Tuesday, August 6, 2013

AFTER THE SUNSET



AFTER THE SUNSET
There was a profound sense of loss, much like what Adam must have felt when he saw the first sunset, and thought, in his inexperience, that the sun would never return again. It was the last time I was seeing her, so I made sure I looked at her to my heart’s content.

I really had no right to lover her, but I did it. There were a host of differences among us, and the disparity between our ages seemed to make the gap wider.   Reason flirted with my heart like a kitten plays with a mouse, playfully and yet carefully. I wasn’t sure if she harboured any affection for me. There wasn’t any way of knowing.

At all earlier instances of contact, she has maintained a sober and somber distance typical to an orthodox Indian upbringing. She had managed to repress all signs of expression of the four lettered word, and yet I was sure I could see the balance of her heart tilted towards me. This could be a self fulfilling prophecy, or this could be a figment of my imagination; even today, she seemed to be quite comfortable at a distance from me in the examination hall. I could only manage some furtive glances at the young lady.

She didn’t seem to notice me; rather, she ignored me. I peered closely into her face for some signs, but she didn’t seem to bother about anything but the exam. Apparently, she didn’t want me to discover her secret, but somehow I knew she loved me. I’d confessed my feelings before her a long time back, so it wasn’t a secret. But like a typical Indian lady, she had managed to cover her heart with the hardest of elements.

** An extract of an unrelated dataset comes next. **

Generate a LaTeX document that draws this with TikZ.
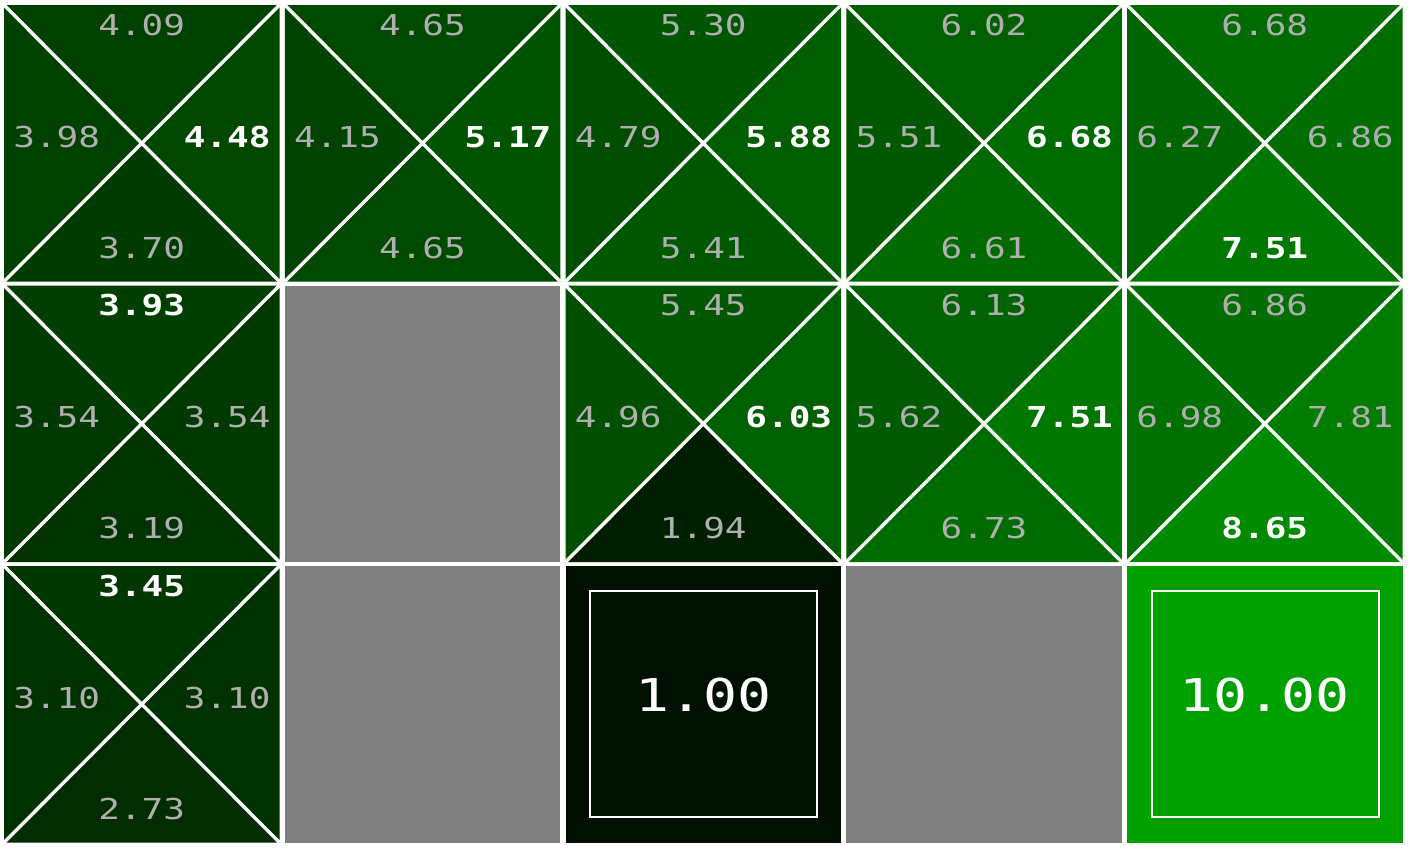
\documentclass[tikz,border=0pt]{standalone}
\usepackage{fontspec}
\newfontfamily\qmono[FakeStretch=1.25]{DejaVu Sans Mono}
\definecolor{labgrey}{RGB}{175,175,175}
\definecolor{wallgrey}{RGB}{128,128,128}
\newcommand\qsmall{\qmono\fontsize{14.4}{16}\selectfont}
\newcommand\qbig{\qmono\fontsize{22.6}{26}\selectfont}
\newcommand\qcol[2]{\pgfmathsetmacro\qg{int(round(16*#2))}\definecolor{#1}{RGB}{0,\qg,0}}
\tikzset{
  lab/.style={inner sep=0pt, font=\qsmall, text=labgrey},
  best/.style={inner sep=0pt, font=\qsmall\bfseries, text=white},
  diag/.style={white, line width=1.7pt},
  termlab/.style={inner sep=0pt, font=\qbig, text=white},
  termbox/.style={white, line width=1pt}
}
\newcommand\qpos[2]{%
  \pgfmathsetmacro\xo{4+280.75*#1}%
  \pgfmathsetmacro\yo{5+280.5*#2}%
  \pgfmathsetmacro\xe{\xo+275.5}%
  \pgfmathsetmacro\ye{\yo+276.5}%
  \pgfmathsetmacro\xc{\xo+137.75}%
  \pgfmathsetmacro\yc{\yo+138.25}}
\newcommand\qcell[7]{%
\begin{scope}
\tikzset{st/.style={lab},sl/.style={lab},sr/.style={lab},sb/.style={lab}}
\tikzset{s#7/.style={best}}
\qpos{#1}{#2}
\qcol{qT}{#3}\qcol{qL}{#4}\qcol{qR}{#5}\qcol{qB}{#6}
\coordinate (k#1#2a) at (\xo,\yo);
\coordinate (k#1#2b) at (\xe,\yo);
\coordinate (k#1#2c) at (\xe,\ye);
\coordinate (k#1#2d) at (\xo,\ye);
\coordinate (k#1#2m) at (\xc,\yc);
\fill[qT] (k#1#2a) -- (k#1#2b) -- (k#1#2m) -- cycle;
\fill[qR] (k#1#2b) -- (k#1#2c) -- (k#1#2m) -- cycle;
\fill[qB] (k#1#2c) -- (k#1#2d) -- (k#1#2m) -- cycle;
\fill[qL] (k#1#2d) -- (k#1#2a) -- (k#1#2m) -- cycle;
\draw[diag] (k#1#2a) -- (k#1#2c) (k#1#2b) -- (k#1#2d);
\node[st] (q#1#2t) at (\xc,\yo+20) {#3};
\node[sb] (q#1#2b) at (\xc,\yo+243) {#6};
\node[sl,anchor=west] (q#1#2l) at (\xo+9,\yo+132) {#4};
\node[sr,anchor=east] (q#1#2r) at (\xo+267,\yo+132) {#5};
\end{scope}}
\newcommand\qterm[3]{%
\begin{scope}
\qpos{#1}{#2}
\qcol{qV}{#3}
\fill[qV] (\xo,\yo) rectangle (\xe,\ye);
\draw[termbox] (\xo+24.5,\yo+25) rectangle (\xo+251.5,\yo+251);
\node[termlab] (q#1#2v) at (\xc,\yo+129) {#3};
\end{scope}}
\newcommand\qwall[2]{%
\begin{scope}
\qpos{#1}{#2}
\fill[wallgrey] (\xo,\yo) rectangle (\xe,\ye);
\end{scope}}
\begin{document}
\begin{tikzpicture}[x=0.5pt,y=-0.5pt]
\useasboundingbox (0,0) rectangle (1410,848);
\fill[white] (0,0) rectangle (1410,848);
% row 0
\qcell{0}{0}{4.09}{3.98}{4.48}{3.70}{r}
\qcell{1}{0}{4.65}{4.15}{5.17}{4.65}{r}
\qcell{2}{0}{5.30}{4.79}{5.88}{5.41}{r}
\qcell{3}{0}{6.02}{5.51}{6.68}{6.61}{r}
\qcell{4}{0}{6.68}{6.27}{6.86}{7.51}{b}
% row 1
\qcell{0}{1}{3.93}{3.54}{3.54}{3.19}{t}
\qwall{1}{1}
\qcell{2}{1}{5.45}{4.96}{6.03}{1.94}{r}
\qcell{3}{1}{6.13}{5.62}{7.51}{6.73}{r}
\qcell{4}{1}{6.86}{6.98}{7.81}{8.65}{b}
% row 2
\qcell{0}{2}{3.45}{3.10}{3.10}{2.73}{t}
\qwall{1}{2}
\qterm{2}{2}{1.00}
\qwall{3}{2}
\qterm{4}{2}{10.00}
\end{tikzpicture}
\end{document}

She was right in her own way. There was nothing but misery to follow all this, I know. We were so diagonally different: a completely different life awaited each of us after the exam. While I would embark on a never ending quest for satisfaction and happiness, she would find eternal bliss in the nuptial knot that awaited her. Her past would be like a sleep to her; I might figure in a dream or two, but someone else would hold the reins of her reality. Her life would begin afresh, and I would be relegated to the rear end of her life.

I now realise that the sunrise was certainly better than the sunset. Her sweet face would hold a distinct place in my memory for a long time to come. There would be many more sequences of sunrise and sunset, and Adam would find as much joy and novelty in each of them.